### GIVEN EXERCISE
Set down the material below word for word, excluding the pictures.
----------
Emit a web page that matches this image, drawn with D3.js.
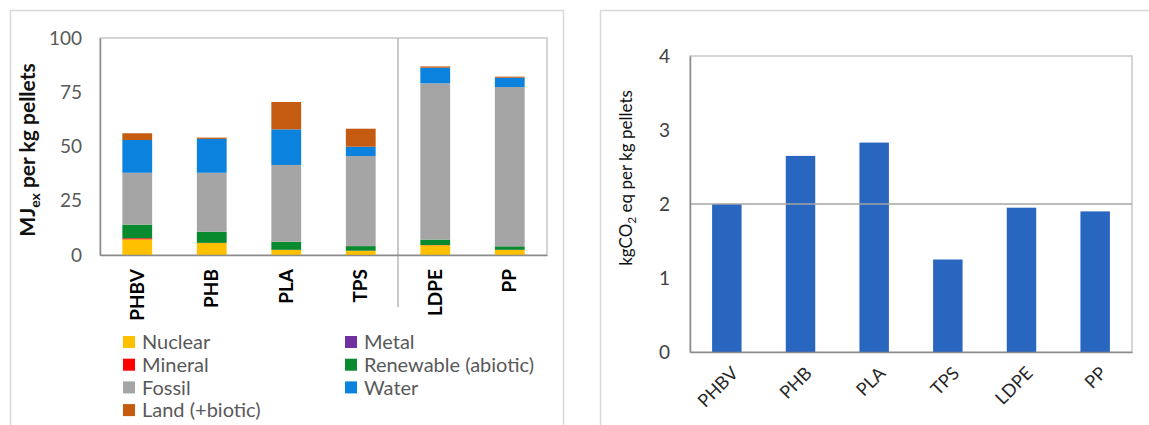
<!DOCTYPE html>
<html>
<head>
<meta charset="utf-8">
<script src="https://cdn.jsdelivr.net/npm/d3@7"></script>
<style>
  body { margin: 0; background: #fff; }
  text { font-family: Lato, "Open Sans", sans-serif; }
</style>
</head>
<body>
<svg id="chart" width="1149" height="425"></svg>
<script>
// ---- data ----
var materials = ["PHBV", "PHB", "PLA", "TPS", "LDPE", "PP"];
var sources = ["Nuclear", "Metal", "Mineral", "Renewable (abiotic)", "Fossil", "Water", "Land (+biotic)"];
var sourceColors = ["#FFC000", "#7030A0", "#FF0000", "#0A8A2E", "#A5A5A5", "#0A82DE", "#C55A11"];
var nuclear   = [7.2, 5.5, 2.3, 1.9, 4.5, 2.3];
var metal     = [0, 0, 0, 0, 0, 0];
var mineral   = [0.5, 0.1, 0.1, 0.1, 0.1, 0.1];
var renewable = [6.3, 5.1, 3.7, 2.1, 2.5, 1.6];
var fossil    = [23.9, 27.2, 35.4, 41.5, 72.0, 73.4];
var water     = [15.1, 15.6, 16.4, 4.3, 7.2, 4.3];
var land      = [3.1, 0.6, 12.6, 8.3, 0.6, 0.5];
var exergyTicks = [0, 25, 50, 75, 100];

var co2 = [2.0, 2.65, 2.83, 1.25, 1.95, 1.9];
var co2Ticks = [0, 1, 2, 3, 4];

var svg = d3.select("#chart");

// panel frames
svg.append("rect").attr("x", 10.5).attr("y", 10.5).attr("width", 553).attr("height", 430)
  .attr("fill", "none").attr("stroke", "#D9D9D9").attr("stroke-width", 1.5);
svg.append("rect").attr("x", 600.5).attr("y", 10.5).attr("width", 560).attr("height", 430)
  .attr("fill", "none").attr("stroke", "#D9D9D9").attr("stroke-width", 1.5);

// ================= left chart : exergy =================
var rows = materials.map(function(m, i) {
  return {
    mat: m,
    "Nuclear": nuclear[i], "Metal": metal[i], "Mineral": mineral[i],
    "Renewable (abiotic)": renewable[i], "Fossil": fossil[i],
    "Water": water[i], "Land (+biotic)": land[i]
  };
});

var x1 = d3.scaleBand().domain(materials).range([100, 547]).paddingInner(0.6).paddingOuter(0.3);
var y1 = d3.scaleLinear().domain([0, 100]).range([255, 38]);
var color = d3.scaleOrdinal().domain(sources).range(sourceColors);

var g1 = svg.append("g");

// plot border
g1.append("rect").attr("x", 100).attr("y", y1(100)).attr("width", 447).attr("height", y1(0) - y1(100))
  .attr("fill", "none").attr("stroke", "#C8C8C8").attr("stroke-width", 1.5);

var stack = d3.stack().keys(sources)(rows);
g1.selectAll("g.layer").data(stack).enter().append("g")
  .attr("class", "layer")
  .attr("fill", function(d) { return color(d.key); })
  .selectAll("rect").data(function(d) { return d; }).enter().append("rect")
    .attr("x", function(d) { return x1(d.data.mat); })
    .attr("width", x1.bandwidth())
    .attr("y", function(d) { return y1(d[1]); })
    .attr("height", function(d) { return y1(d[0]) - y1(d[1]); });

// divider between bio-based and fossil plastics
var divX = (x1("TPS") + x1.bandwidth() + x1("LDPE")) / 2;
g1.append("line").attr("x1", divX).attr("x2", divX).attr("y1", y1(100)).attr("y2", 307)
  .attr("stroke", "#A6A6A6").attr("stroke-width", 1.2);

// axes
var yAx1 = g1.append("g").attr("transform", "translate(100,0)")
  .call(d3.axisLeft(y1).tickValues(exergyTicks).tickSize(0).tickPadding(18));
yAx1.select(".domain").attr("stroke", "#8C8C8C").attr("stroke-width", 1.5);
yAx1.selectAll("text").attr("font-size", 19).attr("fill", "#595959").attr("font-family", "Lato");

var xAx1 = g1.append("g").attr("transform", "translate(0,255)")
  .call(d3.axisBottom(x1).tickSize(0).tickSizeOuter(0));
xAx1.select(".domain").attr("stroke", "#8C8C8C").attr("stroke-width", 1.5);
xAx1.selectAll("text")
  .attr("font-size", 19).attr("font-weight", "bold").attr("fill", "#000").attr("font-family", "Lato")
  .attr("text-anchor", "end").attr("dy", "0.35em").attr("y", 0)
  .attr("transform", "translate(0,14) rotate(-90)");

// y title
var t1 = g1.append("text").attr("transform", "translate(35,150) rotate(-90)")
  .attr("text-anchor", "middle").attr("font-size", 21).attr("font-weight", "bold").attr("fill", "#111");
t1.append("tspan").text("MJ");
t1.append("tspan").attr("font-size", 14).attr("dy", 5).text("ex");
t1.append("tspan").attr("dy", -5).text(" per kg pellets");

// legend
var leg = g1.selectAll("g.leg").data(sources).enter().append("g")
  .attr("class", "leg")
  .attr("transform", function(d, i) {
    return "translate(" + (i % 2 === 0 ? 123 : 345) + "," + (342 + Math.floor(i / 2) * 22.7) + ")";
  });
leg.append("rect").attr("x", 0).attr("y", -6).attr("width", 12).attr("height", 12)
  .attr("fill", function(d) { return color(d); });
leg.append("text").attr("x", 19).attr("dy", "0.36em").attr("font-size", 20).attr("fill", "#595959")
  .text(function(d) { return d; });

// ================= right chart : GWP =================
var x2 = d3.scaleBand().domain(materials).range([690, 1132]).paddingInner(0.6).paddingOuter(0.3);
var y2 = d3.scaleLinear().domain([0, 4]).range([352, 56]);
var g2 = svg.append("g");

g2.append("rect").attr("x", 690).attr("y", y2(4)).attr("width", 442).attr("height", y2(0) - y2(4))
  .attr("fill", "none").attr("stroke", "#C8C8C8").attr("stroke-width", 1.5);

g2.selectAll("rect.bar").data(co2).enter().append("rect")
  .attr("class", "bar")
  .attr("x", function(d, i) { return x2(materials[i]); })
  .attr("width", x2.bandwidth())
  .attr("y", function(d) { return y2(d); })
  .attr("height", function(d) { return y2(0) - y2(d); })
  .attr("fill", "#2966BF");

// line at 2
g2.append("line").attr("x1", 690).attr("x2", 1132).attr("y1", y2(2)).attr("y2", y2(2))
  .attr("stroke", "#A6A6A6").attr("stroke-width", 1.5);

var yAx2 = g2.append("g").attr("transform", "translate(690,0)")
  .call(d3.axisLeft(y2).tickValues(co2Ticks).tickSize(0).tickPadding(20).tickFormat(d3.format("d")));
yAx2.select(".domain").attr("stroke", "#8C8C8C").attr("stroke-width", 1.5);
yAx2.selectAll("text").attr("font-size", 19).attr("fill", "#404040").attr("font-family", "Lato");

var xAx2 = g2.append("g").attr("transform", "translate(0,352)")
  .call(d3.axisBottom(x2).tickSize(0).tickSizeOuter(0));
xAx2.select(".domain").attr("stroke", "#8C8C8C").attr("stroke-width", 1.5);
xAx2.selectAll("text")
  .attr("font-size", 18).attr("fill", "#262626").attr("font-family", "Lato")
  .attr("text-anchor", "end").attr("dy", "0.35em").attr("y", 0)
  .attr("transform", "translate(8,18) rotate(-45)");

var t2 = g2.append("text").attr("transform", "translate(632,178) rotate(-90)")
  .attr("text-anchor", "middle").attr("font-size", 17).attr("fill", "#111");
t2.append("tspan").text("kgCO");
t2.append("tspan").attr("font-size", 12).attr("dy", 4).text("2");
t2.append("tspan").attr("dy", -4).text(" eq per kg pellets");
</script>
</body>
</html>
----------
### REPLY
Emit a web page that matches this image, drawn with D3.js.
<!DOCTYPE html>
<html>
<head>
<meta charset="utf-8">
<script src="https://cdn.jsdelivr.net/npm/d3@7"></script>
<style>
  body { margin: 0; background: #fff; }
  text { font-family: Lato, "Open Sans", sans-serif; }
</style>
</head>
<body>
<svg id="chart" width="1149" height="425"></svg>
<script>
// ---- data ----
var materials = ["PHBV", "PHB", "PLA", "TPS", "LDPE", "PP"];
var sources = ["Nuclear", "Metal", "Mineral", "Renewable (abiotic)", "Fossil", "Water", "Land (+biotic)"];
var sourceColors = ["#FFC000", "#7030A0", "#FF0000", "#0A8A2E", "#A5A5A5", "#0A82DE", "#C55A11"];
var nuclear   = [7.2, 5.5, 2.3, 1.9, 4.5, 2.3];
var metal     = [0, 0, 0, 0, 0, 0];
var mineral   = [0.5, 0.1, 0.1, 0.1, 0.1, 0.1];
var renewable = [6.3, 5.1, 3.7, 2.1, 2.5, 1.6];
var fossil    = [23.9, 27.2, 35.4, 41.5, 72.0, 73.4];
var water     = [15.1, 15.6, 16.4, 4.3, 7.2, 4.3];
var land      = [3.1, 0.6, 12.6, 8.3, 0.6, 0.5];
var exergyTicks = [0, 25, 50, 75, 100];

var co2 = [2.0, 2.65, 2.83, 1.25, 1.95, 1.9];
var co2Ticks = [0, 1, 2, 3, 4];

var svg = d3.select("#chart");

// panel frames
svg.append("rect").attr("x", 10.5).attr("y", 10.5).attr("width", 553).attr("height", 430)
  .attr("fill", "none").attr("stroke", "#D9D9D9").attr("stroke-width", 1.5);
svg.append("rect").attr("x", 600.5).attr("y", 10.5).attr("width", 560).attr("height", 430)
  .attr("fill", "none").attr("stroke", "#D9D9D9").attr("stroke-width", 1.5);

// ================= left chart : exergy =================
var rows = materials.map(function(m, i) {
  return {
    mat: m,
    "Nuclear": nuclear[i], "Metal": metal[i], "Mineral": mineral[i],
    "Renewable (abiotic)": renewable[i], "Fossil": fossil[i],
    "Water": water[i], "Land (+biotic)": land[i]
  };
});

var x1 = d3.scaleBand().domain(materials).range([100, 547]).paddingInner(0.6).paddingOuter(0.3);
var y1 = d3.scaleLinear().domain([0, 100]).range([255, 38]);
var color = d3.scaleOrdinal().domain(sources).range(sourceColors);

var g1 = svg.append("g");

// plot border
g1.append("rect").attr("x", 100).attr("y", y1(100)).attr("width", 447).attr("height", y1(0) - y1(100))
  .attr("fill", "none").attr("stroke", "#C8C8C8").attr("stroke-width", 1.5);

var stack = d3.stack().keys(sources)(rows);
g1.selectAll("g.layer").data(stack).enter().append("g")
  .attr("class", "layer")
  .attr("fill", function(d) { return color(d.key); })
  .selectAll("rect").data(function(d) { return d; }).enter().append("rect")
    .attr("x", function(d) { return x1(d.data.mat); })
    .attr("width", x1.bandwidth())
    .attr("y", function(d) { return y1(d[1]); })
    .attr("height", function(d) { return y1(d[0]) - y1(d[1]); });

// divider between bio-based and fossil plastics
var divX = (x1("TPS") + x1.bandwidth() + x1("LDPE")) / 2;
g1.append("line").attr("x1", divX).attr("x2", divX).attr("y1", y1(100)).attr("y2", 307)
  .attr("stroke", "#A6A6A6").attr("stroke-width", 1.2);

// axes
var yAx1 = g1.append("g").attr("transform", "translate(100,0)")
  .call(d3.axisLeft(y1).tickValues(exergyTicks).tickSize(0).tickPadding(18));
yAx1.select(".domain").attr("stroke", "#8C8C8C").attr("stroke-width", 1.5);
yAx1.selectAll("text").attr("font-size", 19).attr("fill", "#595959").attr("font-family", "Lato");

var xAx1 = g1.append("g").attr("transform", "translate(0,255)")
  .call(d3.axisBottom(x1).tickSize(0).tickSizeOuter(0));
xAx1.select(".domain").attr("stroke", "#8C8C8C").attr("stroke-width", 1.5);
xAx1.selectAll("text")
  .attr("font-size", 19).attr("font-weight", "bold").attr("fill", "#000").attr("font-family", "Lato")
  .attr("text-anchor", "end").attr("dy", "0.35em").attr("y", 0)
  .attr("transform", "translate(0,14) rotate(-90)");

// y title
var t1 = g1.append("text").attr("transform", "translate(35,150) rotate(-90)")
  .attr("text-anchor", "middle").attr("font-size", 21).attr("font-weight", "bold").attr("fill", "#111");
t1.append("tspan").text("MJ");
t1.append("tspan").attr("font-size", 14).attr("dy", 5).text("ex");
t1.append("tspan").attr("dy", -5).text(" per kg pellets");

// legend
var leg = g1.selectAll("g.leg").data(sources).enter().append("g")
  .attr("class", "leg")
  .attr("transform", function(d, i) {
    return "translate(" + (i % 2 === 0 ? 123 : 345) + "," + (342 + Math.floor(i / 2) * 22.7) + ")";
  });
leg.append("rect").attr("x", 0).attr("y", -6).attr("width", 12).attr("height", 12)
  .attr("fill", function(d) { return color(d); });
leg.append("text").attr("x", 19).attr("dy", "0.36em").attr("font-size", 20).attr("fill", "#595959")
  .text(function(d) { return d; });

// ================= right chart : GWP =================
var x2 = d3.scaleBand().domain(materials).range([690, 1132]).paddingInner(0.6).paddingOuter(0.3);
var y2 = d3.scaleLinear().domain([0, 4]).range([352, 56]);
var g2 = svg.append("g");

g2.append("rect").attr("x", 690).attr("y", y2(4)).attr("width", 442).attr("height", y2(0) - y2(4))
  .attr("fill", "none").attr("stroke", "#C8C8C8").attr("stroke-width", 1.5);

g2.selectAll("rect.bar").data(co2).enter().append("rect")
  .attr("class", "bar")
  .attr("x", function(d, i) { return x2(materials[i]); })
  .attr("width", x2.bandwidth())
  .attr("y", function(d) { return y2(d); })
  .attr("height", function(d) { return y2(0) - y2(d); })
  .attr("fill", "#2966BF");

// line at 2
g2.append("line").attr("x1", 690).attr("x2", 1132).attr("y1", y2(2)).attr("y2", y2(2))
  .attr("stroke", "#A6A6A6").attr("stroke-width", 1.5);

var yAx2 = g2.append("g").attr("transform", "translate(690,0)")
  .call(d3.axisLeft(y2).tickValues(co2Ticks).tickSize(0).tickPadding(20).tickFormat(d3.format("d")));
yAx2.select(".domain").attr("stroke", "#8C8C8C").attr("stroke-width", 1.5);
yAx2.selectAll("text").attr("font-size", 19).attr("fill", "#404040").attr("font-family", "Lato");

var xAx2 = g2.append("g").attr("transform", "translate(0,352)")
  .call(d3.axisBottom(x2).tickSize(0).tickSizeOuter(0));
xAx2.select(".domain").attr("stroke", "#8C8C8C").attr("stroke-width", 1.5);
xAx2.selectAll("text")
  .attr("font-size", 18).attr("fill", "#262626").attr("font-family", "Lato")
  .attr("text-anchor", "end").attr("dy", "0.35em").attr("y", 0)
  .attr("transform", "translate(8,18) rotate(-45)");

var t2 = g2.append("text").attr("transform", "translate(632,178) rotate(-90)")
  .attr("text-anchor", "middle").attr("font-size", 17).attr("fill", "#111");
t2.append("tspan").text("kgCO");
t2.append("tspan").attr("font-size", 12).attr("dy", 4).text("2");
t2.append("tspan").attr("dy", -4).text(" eq per kg pellets");
</script>
</body>
</html>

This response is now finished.